É sabido que as marcas são um importante ativo para as empresas, razão pela qual os litígios envolvendo sinais distintivos têm se tornado cada vez mais frequentes. A disputa pelo direito de uso exclusivo de determinadas expressões, especialmente aquelas de forte apelo comercial ou caráter evocativo, tem desafiado os tribunais a encontrar o equilíbrio entre a proteção ao titular da marca e a preservação da livre concorrência. Nesse contexto, destaca-se recente decisão do Tribunal de Justiça do Estado de Goiás (TJGO), que reafirmou importantes premissas do direito marcário ao negar exclusividade sobre vocábulo de uso comum inserido em marca mista, reconhecendo a inexistência de risco de confusão entre os sinais e a possibilidade de convivência harmônica entre eles no mercado.

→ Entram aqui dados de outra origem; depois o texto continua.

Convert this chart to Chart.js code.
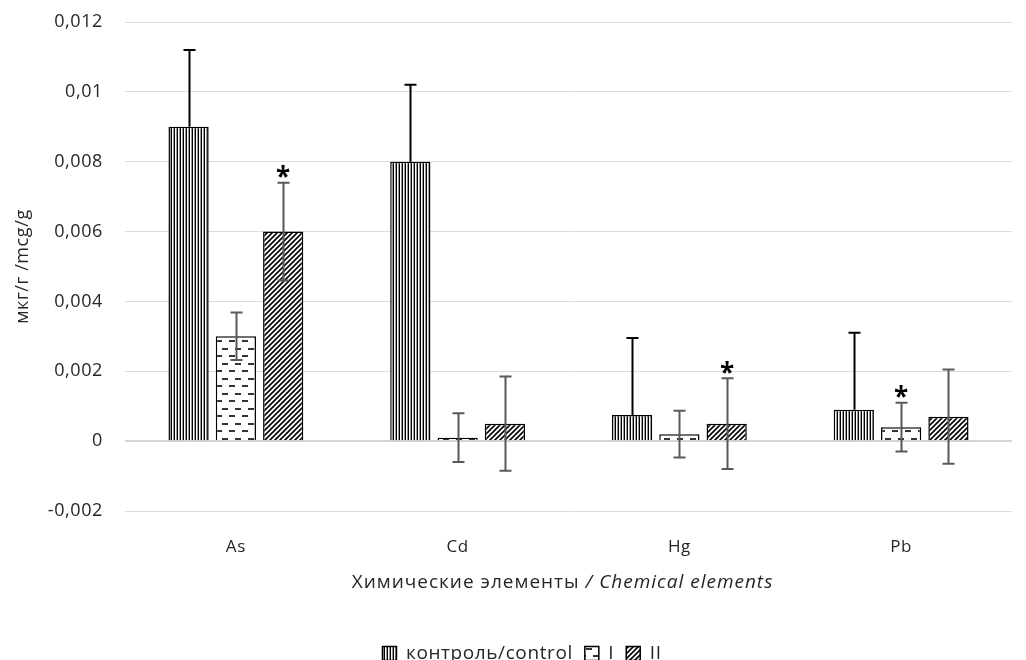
<!DOCTYPE html>
<html><head><meta charset="utf-8">
<script src="https://cdn.jsdelivr.net/npm/chart.js@4"></script>
<style>html,body{margin:0;padding:0;background:#fff}#wrap{width:1026px;height:660px}</style>
</head><body><div id="wrap"><canvas id="c" width="1026" height="660"></canvas></div>
<script>
const categories = ['As', 'Cd', 'Hg', 'Pb'];
const seriesNames = ['контроль/control', 'I', 'II'];
const controlValues = [0.009, 0.008, 0.00075, 0.0009];
const groupIValues = [0.003, 0.0001, 0.0002, 0.0004];
const groupIIValues = [0.006, 0.0005, 0.0005, 0.0007];
const controlErrors = [0.0022, 0.0022, 0.0022, 0.0022];
const groupIErrors = [0.00068, 0.0007, 0.00067, 0.0007];
const groupIIErrors = [0.0014, 0.00135, 0.0013, 0.00135];
const controlStars = [false, false, false, false];
const groupIStars = [false, false, false, true];
const groupIIStars = [true, false, true, false];
const yMin = -0.002, yMax = 0.012, yStep = 0.002;
const xTitleMain = 'Химические элементы ';
const xTitleItalic = '/ Chemical elements';
const yTitle = 'мкг/г /mcg/g';

const FONT = "'Open Sans'";
const TEXT = '#262626';

function makePattern(kind) {
  const c = document.createElement('canvas');
  const g = c.getContext('2d');
  if (kind === 'vert') {
    c.width = 3; c.height = 4;
    g.fillStyle = '#fff'; g.fillRect(0, 0, 3, 4);
    g.fillStyle = '#000'; g.fillRect(0, 0, 1, 4);
    g.fillStyle = '#999'; g.fillRect(2, 0, 1, 4);
  } else if (kind === 'dash') {
    c.width = 13; c.height = 15;
    g.fillStyle = '#fff'; g.fillRect(0, 0, 13, 15);
    g.fillStyle = '#333';
    g.fillRect(1, 3, 6, 2);
    g.fillRect(8, 10, 5, 2);
    g.fillRect(0, 10, 1, 2);
  } else {
    c.width = 5; c.height = 5;
    g.fillStyle = '#fff'; g.fillRect(0, 0, 5, 5);
    g.strokeStyle = '#000'; g.lineWidth = 1.6;
    g.beginPath();
    g.moveTo(-1, 6); g.lineTo(6, -1);
    g.moveTo(-6, 6); g.lineTo(1, -1);
    g.moveTo(4, 6); g.lineTo(11, -1);
    g.stroke();
  }
  return g.createPattern(c, 'repeat');
}

const spacing = {
  id: 'spacing',
  beforeUpdate(chart) { chart.ctx.letterSpacing = '0.6px'; },
  beforeDraw(chart) { chart.ctx.letterSpacing = '0.6px'; }
};

const errorPlugin = {
  id: 'errbars',
  afterDatasetsDraw(chart) {
    const ctx = chart.ctx, ys = chart.scales.y;
    chart.data.datasets.forEach((ds, di) => {
      const meta = chart.getDatasetMeta(di);
      meta.data.forEach((bar, i) => {
        const v = ds.data[i], e = ds.errors[i];
        const x = Math.round(bar.x) + 0.5;
        const top = ys.getPixelForValue(v + e);
        const bot = ds.plusOnly ? bar.y : ys.getPixelForValue(v - e);
        ctx.save();
        ctx.strokeStyle = ds.errorColor; ctx.lineWidth = 2;
        ctx.beginPath();
        ctx.moveTo(x, bot); ctx.lineTo(x, top);
        ctx.moveTo(x - 6, top); ctx.lineTo(x + 6, top);
        if (!ds.plusOnly) { ctx.moveTo(x - 6, bot); ctx.lineTo(x + 6, bot); }
        ctx.stroke();
        if (ds.stars[i]) {
          ctx.fillStyle = '#000';
          ctx.font = 'bold 26px ' + FONT;
          ctx.textAlign = 'center'; ctx.textBaseline = 'alphabetic';
          const m = ctx.measureText('*');
          const center = top - 11;
          const base = center + (m.actualBoundingBoxAscent - m.actualBoundingBoxDescent) / 2;
          ctx.fillText('*', x, base);
        }
        ctx.restore();
      });
    });
  }
};

const xTitlePlugin = {
  id: 'xtitle',
  afterDraw(chart) {
    const ctx = chart.ctx, a = chart.chartArea;
    ctx.save();
    ctx.letterSpacing = '1px';
    const fMain = '19px ' + FONT, fIt = 'italic 19px ' + FONT;
    ctx.font = fMain; const w1 = ctx.measureText(xTitleMain).width;
    ctx.font = fIt; const w2 = ctx.measureText(xTitleItalic).width;
    const cx = (a.left + a.right) / 2 - 6;
    const x0 = cx - (w1 + w2) / 2;
    ctx.fillStyle = TEXT; ctx.textBaseline = 'middle'; ctx.textAlign = 'left';
    ctx.font = fMain; ctx.fillText(xTitleMain, x0, 583);
    ctx.font = fIt; ctx.fillText(xTitleItalic, x0 + w1, 583);
    ctx.restore();
  }
};

const legendShift = {
  id: 'legendShift',
  afterLayout(chart) {
    const lg = chart.legend;
    const want = 654;
    const cur = lg.top + lg.options.labels.padding + 10;
    const d = want - cur;
    lg.top += d; lg.bottom += d;
    lg.left += 16; lg.right += 16;
    if (lg.legendHitBoxes) lg.legendHitBoxes.forEach(h => { h.top += d; h.left += 16; });
  }
};

const fmt = v => {
  const r = Number(v.toFixed(4));
  return String(r).replace('.', ',');
};

new Chart(document.getElementById('c'), {
  type: 'bar',
  data: {
    labels: categories,
    datasets: [
      { label: seriesNames[0], data: controlValues, errors: controlErrors, stars: controlStars, plusOnly: true, errorColor: '#000',
        backgroundColor: makePattern('vert'), borderColor: '#000', borderWidth: 1.5 },
      { label: seriesNames[1], data: groupIValues, errors: groupIErrors, stars: groupIStars, plusOnly: false, errorColor: '#595959',
        backgroundColor: makePattern('dash'), borderColor: '#000', borderWidth: 1.5 },
      { label: seriesNames[2], data: groupIIValues, errors: groupIIErrors, stars: groupIIStars, plusOnly: false, errorColor: '#595959',
        backgroundColor: makePattern('diag'), borderColor: '#000', borderWidth: 1.5 }
    ]
  },
  options: {
    responsive: false,
    animation: false,
    devicePixelRatio: 1,
    layout: { padding: { top: 22, right: 14, left: 0, bottom: 0 } },
    datasets: { bar: { categoryPercentage: 0.64, barPercentage: 0.85 } },
    plugins: {
      legend: {
        position: 'bottom',
        labels: { font: { family: FONT, size: 19 }, color: TEXT, boxWidth: 14, boxHeight: 14, padding: 12 }
      },
      tooltip: { enabled: false }
    },
    scales: {
      x: {
        grid: { display: false, drawTicks: false },
        border: { display: false },
        ticks: { font: { family: FONT, size: 17 }, color: TEXT, padding: 26 },
        afterFit(s) { s.height = 108; }
      },
      y: {
        min: yMin, max: yMax,
        border: { display: false },
        grid: {
          drawTicks: true,
          tickLength: 22,
          tickColor: 'rgba(0,0,0,0)',
          color: c => c.tick && c.tick.value === 0 ? '#d4d4d4' : '#dcdcdc',
          lineWidth: c => c.tick && c.tick.value === 0 ? 2 : 1
        },
        ticks: { stepSize: yStep, font: { family: FONT, size: 18 }, color: TEXT, padding: 0, callback: v => fmt(v) },
        title: { display: true, text: yTitle, font: { family: FONT, size: 18 }, color: TEXT, padding: { top: 12, bottom: 0 } },
        afterFit(s) { s.width = 125; }
      }
    }
  },
  plugins: [spacing, errorPlugin, xTitlePlugin, legendShift]
});
</script>
</body></html>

Exclusividade negada: termo “Feijú” é considerado descritivo e de uso comum
No caso em comento, o Tribunal de Justiça do Estado de Goiás confirmou a sentença proferida pelo juízo de origem, reconhecendo a ausência de direito exclusivo da autora sobre o vocábulo “Feijú”. Isso porque o termo integra uma marca mista — composta por elementos nominativos e figurativos — cuja proteção recai sobre o conjunto gráfico, e não sobre expressões isoladas de uso comum. Ademais, restou consignado que o termo “Feijú” possui evidente caráter descritivo, derivando da palavra “feijoada”, prato tradicional da culinária brasileira. Assim, conforme a legislação aplicável e a jurisprudência pacificada, não é possível garantir exclusividade para expressões de uso comum na língua portuguesa, especialmente quando relacionadas a produtos ou serviços que evocam diretamente sua natureza, como é o caso da utilização do vocábulo “Feijú” em eventos gastronômicos voltados à feijoada. O Tribunal ressaltou, com apoio nos artigos 124, VI e XVIII da Lei nº 9.279/96, que a exclusividade marcária não pode recair sobre sinais genéricos, evocativos ou meramente descritivos, sob pena de se inviabilizar a concorrência leal no setor.
O Tribunal também destacou que marcas dotadas de baixo poder distintivo — formadas por elementos de uso comum, evocativos, descritivos ou sugestivos — podem ter que suportar a coexistência com outros sinais semelhantes no mercado, desde que não haja risco de confusão ao consumidor. O próprio Superior Tribunal de Justiça já consolidou esse entendimento ao afirmar que “nos termos da jurisprudência desta Corte, marcas dotadas de baixo poder distintivo, formadas por elementos de uso comum, evocativos, descritivos ou sugestivos, podem ter de suportar o ônus de coexistir com outras semelhantes” (REsp 1.819.060/RJ, Rel. Ministra Nancy Andrighi, Terceira Turma, DJe de 26/2/2020). Tal entendimento reforça a necessidade de compatibilizar a tutela da propriedade intelectual com os princípios da livre iniciativa e da lealdade concorrencial, especialmente em mercados segmentados e altamente simbólicos, como no segmento de entretenimento.
A função social da marca e os limites da exclusividade: uma decisão que reforça o equilíbrio
A decisão do TJGO evidencia o amadurecimento da jurisprudência nacional na delimitação do alcance do direito marcário, sobretudo no que se refere à proteção de sinais dotados de baixo poder distintivo. Ao reafirmar a inaplicabilidade da exclusividade sobre expressões genéricas, descritivas ou evocativas, a corte não apenas seguiu a orientação consolidada do Superior Tribunal de Justiça, como também reforçou a importância de um juízo técnico e equilibrado, que leve em consideração os princípios da livre concorrência e a função social da marca.
Ao reconhecer a possibilidade de coexistência entre marcas semelhantes — especialmente diante da distinção entre os demais elementos e da ausência de risco de confusão — o Judiciário reafirma que o direito marcário não deve ser instrumentalizado como mecanismo de bloqueio concorrencial. A proteção conferida à marca não pode servir como escudo para pretensões fundadas em signos de baixa distintividade. Em um ambiente cada vez mais competitivo e simbólico, como o dos eventos gastronômicos e do entretenimento, é essencial que o Poder Judiciário continue a exercer seu papel como guardião do equilíbrio entre os interesses legítimos dos titulares de marcas e os valores estruturantes da livre iniciativa, da concorrência leal e da diversidade de expressão no mercado.